> STATED PROBLEM
Return only the lines running from the line that holds "Reproduce this chart" to the line that holds "generations = list(range(101))", including both.

> DATA FOR THIS TASK
+++
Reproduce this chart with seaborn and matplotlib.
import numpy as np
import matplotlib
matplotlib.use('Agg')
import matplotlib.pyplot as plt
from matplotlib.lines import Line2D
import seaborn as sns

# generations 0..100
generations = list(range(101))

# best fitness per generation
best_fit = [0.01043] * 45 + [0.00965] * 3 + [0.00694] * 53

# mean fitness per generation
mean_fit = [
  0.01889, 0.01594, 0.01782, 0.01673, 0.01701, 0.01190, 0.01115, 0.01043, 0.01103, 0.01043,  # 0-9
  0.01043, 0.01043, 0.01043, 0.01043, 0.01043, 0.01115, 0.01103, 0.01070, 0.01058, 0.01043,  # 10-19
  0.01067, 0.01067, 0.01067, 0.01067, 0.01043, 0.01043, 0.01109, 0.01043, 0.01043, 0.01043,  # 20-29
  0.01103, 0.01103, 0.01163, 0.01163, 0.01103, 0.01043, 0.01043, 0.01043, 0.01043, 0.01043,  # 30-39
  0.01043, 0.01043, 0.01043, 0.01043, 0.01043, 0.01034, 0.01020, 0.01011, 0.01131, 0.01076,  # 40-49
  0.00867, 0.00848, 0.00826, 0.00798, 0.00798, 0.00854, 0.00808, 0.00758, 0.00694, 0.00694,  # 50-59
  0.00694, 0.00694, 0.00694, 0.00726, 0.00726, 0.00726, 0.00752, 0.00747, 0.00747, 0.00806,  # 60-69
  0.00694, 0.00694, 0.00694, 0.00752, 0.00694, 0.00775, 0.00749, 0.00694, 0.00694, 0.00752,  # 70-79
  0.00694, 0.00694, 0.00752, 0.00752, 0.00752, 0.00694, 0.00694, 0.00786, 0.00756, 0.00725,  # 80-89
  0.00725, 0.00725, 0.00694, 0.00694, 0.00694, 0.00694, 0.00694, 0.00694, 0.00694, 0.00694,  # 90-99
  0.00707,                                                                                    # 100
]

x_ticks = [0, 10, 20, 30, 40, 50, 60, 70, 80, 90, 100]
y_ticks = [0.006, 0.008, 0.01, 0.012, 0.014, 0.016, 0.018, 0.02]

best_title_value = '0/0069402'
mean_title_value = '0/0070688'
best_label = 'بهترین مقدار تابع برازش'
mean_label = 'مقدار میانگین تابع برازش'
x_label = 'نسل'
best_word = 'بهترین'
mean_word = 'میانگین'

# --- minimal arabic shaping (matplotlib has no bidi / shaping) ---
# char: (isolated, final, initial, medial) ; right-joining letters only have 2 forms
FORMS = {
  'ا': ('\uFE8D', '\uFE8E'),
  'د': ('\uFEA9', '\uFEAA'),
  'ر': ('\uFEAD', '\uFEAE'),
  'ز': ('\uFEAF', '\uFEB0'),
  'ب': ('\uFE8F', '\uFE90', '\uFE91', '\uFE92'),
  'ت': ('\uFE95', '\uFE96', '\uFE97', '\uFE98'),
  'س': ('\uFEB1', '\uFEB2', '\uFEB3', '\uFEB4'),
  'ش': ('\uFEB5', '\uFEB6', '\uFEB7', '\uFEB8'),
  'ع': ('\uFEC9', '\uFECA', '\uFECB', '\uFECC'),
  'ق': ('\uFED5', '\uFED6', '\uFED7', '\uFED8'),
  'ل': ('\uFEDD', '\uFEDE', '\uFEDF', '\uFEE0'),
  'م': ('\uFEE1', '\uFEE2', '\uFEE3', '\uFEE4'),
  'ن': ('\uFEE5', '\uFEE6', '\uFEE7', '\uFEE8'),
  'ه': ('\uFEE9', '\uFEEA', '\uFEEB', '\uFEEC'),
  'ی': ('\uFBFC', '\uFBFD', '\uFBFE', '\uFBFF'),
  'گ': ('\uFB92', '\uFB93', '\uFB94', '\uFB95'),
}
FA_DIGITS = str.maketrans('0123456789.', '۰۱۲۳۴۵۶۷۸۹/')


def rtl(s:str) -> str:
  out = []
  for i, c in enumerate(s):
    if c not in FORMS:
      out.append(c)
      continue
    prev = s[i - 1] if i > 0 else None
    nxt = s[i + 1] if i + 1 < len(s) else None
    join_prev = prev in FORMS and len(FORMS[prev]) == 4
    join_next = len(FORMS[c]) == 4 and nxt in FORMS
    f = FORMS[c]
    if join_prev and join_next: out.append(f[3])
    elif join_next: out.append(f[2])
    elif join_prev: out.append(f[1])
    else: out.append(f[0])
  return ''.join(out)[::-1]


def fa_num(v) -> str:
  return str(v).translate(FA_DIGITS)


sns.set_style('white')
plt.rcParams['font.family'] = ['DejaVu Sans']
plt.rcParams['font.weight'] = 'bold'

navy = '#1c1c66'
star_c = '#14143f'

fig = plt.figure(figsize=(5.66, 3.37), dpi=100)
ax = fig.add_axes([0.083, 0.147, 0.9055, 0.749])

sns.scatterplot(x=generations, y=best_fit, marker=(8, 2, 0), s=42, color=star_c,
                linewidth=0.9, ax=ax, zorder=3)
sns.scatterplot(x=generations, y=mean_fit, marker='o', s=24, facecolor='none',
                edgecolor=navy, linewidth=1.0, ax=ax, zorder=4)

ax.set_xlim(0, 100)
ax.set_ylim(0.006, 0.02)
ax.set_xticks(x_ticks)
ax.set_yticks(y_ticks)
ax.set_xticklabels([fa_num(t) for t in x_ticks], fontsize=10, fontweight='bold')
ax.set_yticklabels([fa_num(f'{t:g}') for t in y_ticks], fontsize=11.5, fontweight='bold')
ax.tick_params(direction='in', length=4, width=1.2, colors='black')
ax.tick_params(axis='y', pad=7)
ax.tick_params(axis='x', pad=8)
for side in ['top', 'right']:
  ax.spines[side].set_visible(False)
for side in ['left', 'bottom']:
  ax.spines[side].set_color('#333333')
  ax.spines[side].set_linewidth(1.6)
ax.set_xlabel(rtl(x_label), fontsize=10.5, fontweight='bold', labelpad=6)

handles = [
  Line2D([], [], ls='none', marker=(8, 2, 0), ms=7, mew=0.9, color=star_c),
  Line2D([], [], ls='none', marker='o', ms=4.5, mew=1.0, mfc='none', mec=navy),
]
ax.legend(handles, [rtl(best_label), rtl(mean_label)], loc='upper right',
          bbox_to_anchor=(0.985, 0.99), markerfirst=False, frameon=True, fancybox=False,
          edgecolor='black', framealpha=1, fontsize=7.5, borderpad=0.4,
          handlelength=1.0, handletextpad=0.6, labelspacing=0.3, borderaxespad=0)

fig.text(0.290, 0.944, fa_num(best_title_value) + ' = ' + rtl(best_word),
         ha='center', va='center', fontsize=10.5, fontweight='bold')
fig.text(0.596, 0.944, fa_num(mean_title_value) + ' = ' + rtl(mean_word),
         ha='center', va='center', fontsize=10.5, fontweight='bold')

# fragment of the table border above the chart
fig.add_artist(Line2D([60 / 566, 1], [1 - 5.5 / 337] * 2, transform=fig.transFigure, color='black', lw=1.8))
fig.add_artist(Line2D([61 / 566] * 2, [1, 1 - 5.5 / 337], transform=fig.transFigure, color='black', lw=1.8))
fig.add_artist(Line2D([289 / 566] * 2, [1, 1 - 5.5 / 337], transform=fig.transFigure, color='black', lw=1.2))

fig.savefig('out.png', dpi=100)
+++
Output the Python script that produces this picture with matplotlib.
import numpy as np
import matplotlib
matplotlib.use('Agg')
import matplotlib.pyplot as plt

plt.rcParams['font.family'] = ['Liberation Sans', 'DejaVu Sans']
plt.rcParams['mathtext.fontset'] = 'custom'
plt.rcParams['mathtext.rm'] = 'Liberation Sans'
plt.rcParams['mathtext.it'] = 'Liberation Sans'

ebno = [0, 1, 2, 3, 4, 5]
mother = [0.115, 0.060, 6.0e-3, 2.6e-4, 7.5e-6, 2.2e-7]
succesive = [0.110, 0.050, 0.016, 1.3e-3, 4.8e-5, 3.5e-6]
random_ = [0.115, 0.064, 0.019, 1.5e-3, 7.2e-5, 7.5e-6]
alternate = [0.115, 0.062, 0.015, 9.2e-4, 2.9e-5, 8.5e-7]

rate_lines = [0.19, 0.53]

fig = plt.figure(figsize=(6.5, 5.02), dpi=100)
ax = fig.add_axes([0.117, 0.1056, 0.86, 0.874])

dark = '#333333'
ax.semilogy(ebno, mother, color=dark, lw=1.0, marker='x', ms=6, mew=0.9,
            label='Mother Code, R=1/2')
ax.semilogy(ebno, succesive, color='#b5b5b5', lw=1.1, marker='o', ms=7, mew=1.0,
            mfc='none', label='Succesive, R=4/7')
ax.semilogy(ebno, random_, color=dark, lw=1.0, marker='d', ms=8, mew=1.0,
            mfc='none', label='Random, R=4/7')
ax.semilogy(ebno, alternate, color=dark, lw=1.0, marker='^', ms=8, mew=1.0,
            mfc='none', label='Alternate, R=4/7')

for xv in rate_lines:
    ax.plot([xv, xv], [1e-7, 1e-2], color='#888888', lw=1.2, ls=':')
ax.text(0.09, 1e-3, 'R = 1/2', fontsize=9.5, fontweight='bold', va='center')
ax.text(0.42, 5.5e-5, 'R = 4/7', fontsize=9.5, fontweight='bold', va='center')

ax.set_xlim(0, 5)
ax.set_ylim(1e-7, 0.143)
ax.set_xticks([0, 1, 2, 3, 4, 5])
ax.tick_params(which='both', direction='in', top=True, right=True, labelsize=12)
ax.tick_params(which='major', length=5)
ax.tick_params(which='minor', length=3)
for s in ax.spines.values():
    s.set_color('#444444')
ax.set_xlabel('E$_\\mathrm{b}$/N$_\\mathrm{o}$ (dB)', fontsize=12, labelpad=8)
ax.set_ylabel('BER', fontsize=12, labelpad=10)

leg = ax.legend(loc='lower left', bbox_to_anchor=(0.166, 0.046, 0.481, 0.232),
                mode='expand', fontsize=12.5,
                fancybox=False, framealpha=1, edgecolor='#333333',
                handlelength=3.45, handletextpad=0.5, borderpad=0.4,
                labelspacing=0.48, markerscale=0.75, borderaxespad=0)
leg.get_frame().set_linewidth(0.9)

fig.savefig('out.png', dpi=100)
+++
> COMPLETE ANSWER
Reproduce this chart with seaborn and matplotlib.
import numpy as np
import matplotlib
matplotlib.use('Agg')
import matplotlib.pyplot as plt
from matplotlib.lines import Line2D
import seaborn as sns

# generations 0..100
generations = list(range(101))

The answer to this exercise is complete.